• [Goal of the exercise]:
Return the material below in full and exactly.

• [Information supplied]:
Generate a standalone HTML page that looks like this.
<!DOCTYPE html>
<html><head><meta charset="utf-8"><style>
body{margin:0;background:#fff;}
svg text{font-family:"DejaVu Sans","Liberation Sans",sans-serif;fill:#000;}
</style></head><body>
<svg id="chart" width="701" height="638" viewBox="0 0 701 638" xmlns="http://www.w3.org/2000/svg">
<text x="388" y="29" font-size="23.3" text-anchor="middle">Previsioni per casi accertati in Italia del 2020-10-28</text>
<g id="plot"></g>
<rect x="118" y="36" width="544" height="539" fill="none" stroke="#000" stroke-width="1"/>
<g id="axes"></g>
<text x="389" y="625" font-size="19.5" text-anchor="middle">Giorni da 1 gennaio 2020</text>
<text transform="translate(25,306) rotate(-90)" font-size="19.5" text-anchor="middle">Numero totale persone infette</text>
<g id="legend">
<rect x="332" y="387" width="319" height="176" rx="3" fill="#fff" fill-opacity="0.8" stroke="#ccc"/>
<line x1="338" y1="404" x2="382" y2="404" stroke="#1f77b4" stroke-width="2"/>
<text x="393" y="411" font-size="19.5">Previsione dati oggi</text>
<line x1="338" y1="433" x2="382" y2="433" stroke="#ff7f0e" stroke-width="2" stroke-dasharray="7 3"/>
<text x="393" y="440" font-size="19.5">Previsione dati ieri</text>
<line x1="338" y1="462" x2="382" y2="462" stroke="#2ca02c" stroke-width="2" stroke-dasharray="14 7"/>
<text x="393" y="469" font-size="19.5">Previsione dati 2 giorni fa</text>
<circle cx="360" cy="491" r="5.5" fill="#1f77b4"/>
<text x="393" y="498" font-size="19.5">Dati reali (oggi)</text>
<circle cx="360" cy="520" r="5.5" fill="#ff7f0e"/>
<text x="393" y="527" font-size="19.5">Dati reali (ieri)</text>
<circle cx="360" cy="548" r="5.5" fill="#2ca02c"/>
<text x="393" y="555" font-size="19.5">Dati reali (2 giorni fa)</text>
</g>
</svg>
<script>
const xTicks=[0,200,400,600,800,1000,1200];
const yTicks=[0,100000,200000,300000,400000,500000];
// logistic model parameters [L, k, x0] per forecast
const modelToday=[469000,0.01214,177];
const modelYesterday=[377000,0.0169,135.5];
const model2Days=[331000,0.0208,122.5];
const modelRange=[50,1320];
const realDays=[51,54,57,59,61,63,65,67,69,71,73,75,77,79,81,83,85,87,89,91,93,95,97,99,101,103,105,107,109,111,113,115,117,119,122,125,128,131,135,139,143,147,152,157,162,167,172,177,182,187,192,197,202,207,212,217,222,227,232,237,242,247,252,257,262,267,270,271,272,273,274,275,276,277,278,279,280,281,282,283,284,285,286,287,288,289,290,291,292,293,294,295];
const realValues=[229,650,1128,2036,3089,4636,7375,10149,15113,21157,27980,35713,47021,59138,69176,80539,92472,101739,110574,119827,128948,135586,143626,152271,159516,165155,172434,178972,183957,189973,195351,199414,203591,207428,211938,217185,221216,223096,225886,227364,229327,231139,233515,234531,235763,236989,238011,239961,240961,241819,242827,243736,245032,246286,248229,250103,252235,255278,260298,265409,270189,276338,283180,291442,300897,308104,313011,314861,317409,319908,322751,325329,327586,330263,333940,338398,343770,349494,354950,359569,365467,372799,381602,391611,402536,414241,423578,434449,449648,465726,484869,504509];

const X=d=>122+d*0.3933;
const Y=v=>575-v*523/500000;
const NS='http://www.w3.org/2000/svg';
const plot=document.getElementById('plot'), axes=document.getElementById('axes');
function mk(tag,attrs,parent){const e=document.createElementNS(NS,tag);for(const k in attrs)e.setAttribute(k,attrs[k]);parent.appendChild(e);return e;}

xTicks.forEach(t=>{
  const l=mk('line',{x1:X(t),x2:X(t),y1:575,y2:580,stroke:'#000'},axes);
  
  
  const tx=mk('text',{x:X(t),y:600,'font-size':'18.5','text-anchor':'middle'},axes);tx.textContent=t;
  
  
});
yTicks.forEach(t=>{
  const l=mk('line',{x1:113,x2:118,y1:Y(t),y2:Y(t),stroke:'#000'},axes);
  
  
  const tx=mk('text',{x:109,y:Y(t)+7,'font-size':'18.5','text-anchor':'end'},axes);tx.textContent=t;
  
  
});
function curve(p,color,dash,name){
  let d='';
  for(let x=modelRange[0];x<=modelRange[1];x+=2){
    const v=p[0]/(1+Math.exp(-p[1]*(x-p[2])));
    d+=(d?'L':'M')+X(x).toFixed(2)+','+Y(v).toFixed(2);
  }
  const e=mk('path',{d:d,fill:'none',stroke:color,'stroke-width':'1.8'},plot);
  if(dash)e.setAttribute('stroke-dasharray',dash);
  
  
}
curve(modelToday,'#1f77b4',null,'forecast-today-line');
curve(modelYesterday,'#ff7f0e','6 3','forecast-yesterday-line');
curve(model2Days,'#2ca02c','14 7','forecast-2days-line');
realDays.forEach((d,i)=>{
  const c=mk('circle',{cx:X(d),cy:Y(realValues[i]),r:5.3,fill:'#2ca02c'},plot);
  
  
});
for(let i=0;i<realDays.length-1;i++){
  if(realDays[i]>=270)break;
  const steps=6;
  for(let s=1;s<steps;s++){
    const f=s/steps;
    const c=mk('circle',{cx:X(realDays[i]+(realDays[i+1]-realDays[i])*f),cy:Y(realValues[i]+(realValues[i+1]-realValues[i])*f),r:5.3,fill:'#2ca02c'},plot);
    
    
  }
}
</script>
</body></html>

• [Exercise solution]:
Generate a standalone HTML page that looks like this.
<!DOCTYPE html>
<html><head><meta charset="utf-8"><style>
body{margin:0;background:#fff;}
svg text{font-family:"DejaVu Sans","Liberation Sans",sans-serif;fill:#000;}
</style></head><body>
<svg id="chart" width="701" height="638" viewBox="0 0 701 638" xmlns="http://www.w3.org/2000/svg">
<text x="388" y="29" font-size="23.3" text-anchor="middle">Previsioni per casi accertati in Italia del 2020-10-28</text>
<g id="plot"></g>
<rect x="118" y="36" width="544" height="539" fill="none" stroke="#000" stroke-width="1"/>
<g id="axes"></g>
<text x="389" y="625" font-size="19.5" text-anchor="middle">Giorni da 1 gennaio 2020</text>
<text transform="translate(25,306) rotate(-90)" font-size="19.5" text-anchor="middle">Numero totale persone infette</text>
<g id="legend">
<rect x="332" y="387" width="319" height="176" rx="3" fill="#fff" fill-opacity="0.8" stroke="#ccc"/>
<line x1="338" y1="404" x2="382" y2="404" stroke="#1f77b4" stroke-width="2"/>
<text x="393" y="411" font-size="19.5">Previsione dati oggi</text>
<line x1="338" y1="433" x2="382" y2="433" stroke="#ff7f0e" stroke-width="2" stroke-dasharray="7 3"/>
<text x="393" y="440" font-size="19.5">Previsione dati ieri</text>
<line x1="338" y1="462" x2="382" y2="462" stroke="#2ca02c" stroke-width="2" stroke-dasharray="14 7"/>
<text x="393" y="469" font-size="19.5">Previsione dati 2 giorni fa</text>
<circle cx="360" cy="491" r="5.5" fill="#1f77b4"/>
<text x="393" y="498" font-size="19.5">Dati reali (oggi)</text>
<circle cx="360" cy="520" r="5.5" fill="#ff7f0e"/>
<text x="393" y="527" font-size="19.5">Dati reali (ieri)</text>
<circle cx="360" cy="548" r="5.5" fill="#2ca02c"/>
<text x="393" y="555" font-size="19.5">Dati reali (2 giorni fa)</text>
</g>
</svg>
<script>
const xTicks=[0,200,400,600,800,1000,1200];
const yTicks=[0,100000,200000,300000,400000,500000];
// logistic model parameters [L, k, x0] per forecast
const modelToday=[469000,0.01214,177];
const modelYesterday=[377000,0.0169,135.5];
const model2Days=[331000,0.0208,122.5];
const modelRange=[50,1320];
const realDays=[51,54,57,59,61,63,65,67,69,71,73,75,77,79,81,83,85,87,89,91,93,95,97,99,101,103,105,107,109,111,113,115,117,119,122,125,128,131,135,139,143,147,152,157,162,167,172,177,182,187,192,197,202,207,212,217,222,227,232,237,242,247,252,257,262,267,270,271,272,273,274,275,276,277,278,279,280,281,282,283,284,285,286,287,288,289,290,291,292,293,294,295];
const realValues=[229,650,1128,2036,3089,4636,7375,10149,15113,21157,27980,35713,47021,59138,69176,80539,92472,101739,110574,119827,128948,135586,143626,152271,159516,165155,172434,178972,183957,189973,195351,199414,203591,207428,211938,217185,221216,223096,225886,227364,229327,231139,233515,234531,235763,236989,238011,239961,240961,241819,242827,243736,245032,246286,248229,250103,252235,255278,260298,265409,270189,276338,283180,291442,300897,308104,313011,314861,317409,319908,322751,325329,327586,330263,333940,338398,343770,349494,354950,359569,365467,372799,381602,391611,402536,414241,423578,434449,449648,465726,484869,504509];

const X=d=>122+d*0.3933;
const Y=v=>575-v*523/500000;
const NS='http://www.w3.org/2000/svg';
const plot=document.getElementById('plot'), axes=document.getElementById('axes');
function mk(tag,attrs,parent){const e=document.createElementNS(NS,tag);for(const k in attrs)e.setAttribute(k,attrs[k]);parent.appendChild(e);return e;}

xTicks.forEach(t=>{
  const l=mk('line',{x1:X(t),x2:X(t),y1:575,y2:580,stroke:'#000'},axes);
  
  
  const tx=mk('text',{x:X(t),y:600,'font-size':'18.5','text-anchor':'middle'},axes);tx.textContent=t;
  
  
});
yTicks.forEach(t=>{
  const l=mk('line',{x1:113,x2:118,y1:Y(t),y2:Y(t),stroke:'#000'},axes);
  
  
  const tx=mk('text',{x:109,y:Y(t)+7,'font-size':'18.5','text-anchor':'end'},axes);tx.textContent=t;
  
  
});
function curve(p,color,dash,name){
  let d='';
  for(let x=modelRange[0];x<=modelRange[1];x+=2){
    const v=p[0]/(1+Math.exp(-p[1]*(x-p[2])));
    d+=(d?'L':'M')+X(x).toFixed(2)+','+Y(v).toFixed(2);
  }
  const e=mk('path',{d:d,fill:'none',stroke:color,'stroke-width':'1.8'},plot);
  if(dash)e.setAttribute('stroke-dasharray',dash);
  
  
}
curve(modelToday,'#1f77b4',null,'forecast-today-line');
curve(modelYesterday,'#ff7f0e','6 3','forecast-yesterday-line');
curve(model2Days,'#2ca02c','14 7','forecast-2days-line');
realDays.forEach((d,i)=>{
  const c=mk('circle',{cx:X(d),cy:Y(realValues[i]),r:5.3,fill:'#2ca02c'},plot);
  
  
});
for(let i=0;i<realDays.length-1;i++){
  if(realDays[i]>=270)break;
  const steps=6;
  for(let s=1;s<steps;s++){
    const f=s/steps;
    const c=mk('circle',{cx:X(realDays[i]+(realDays[i+1]-realDays[i])*f),cy:Y(realValues[i]+(realValues[i+1]-realValues[i])*f),r:5.3,fill:'#2ca02c'},plot);
    
    
  }
}
</script>
</body></html>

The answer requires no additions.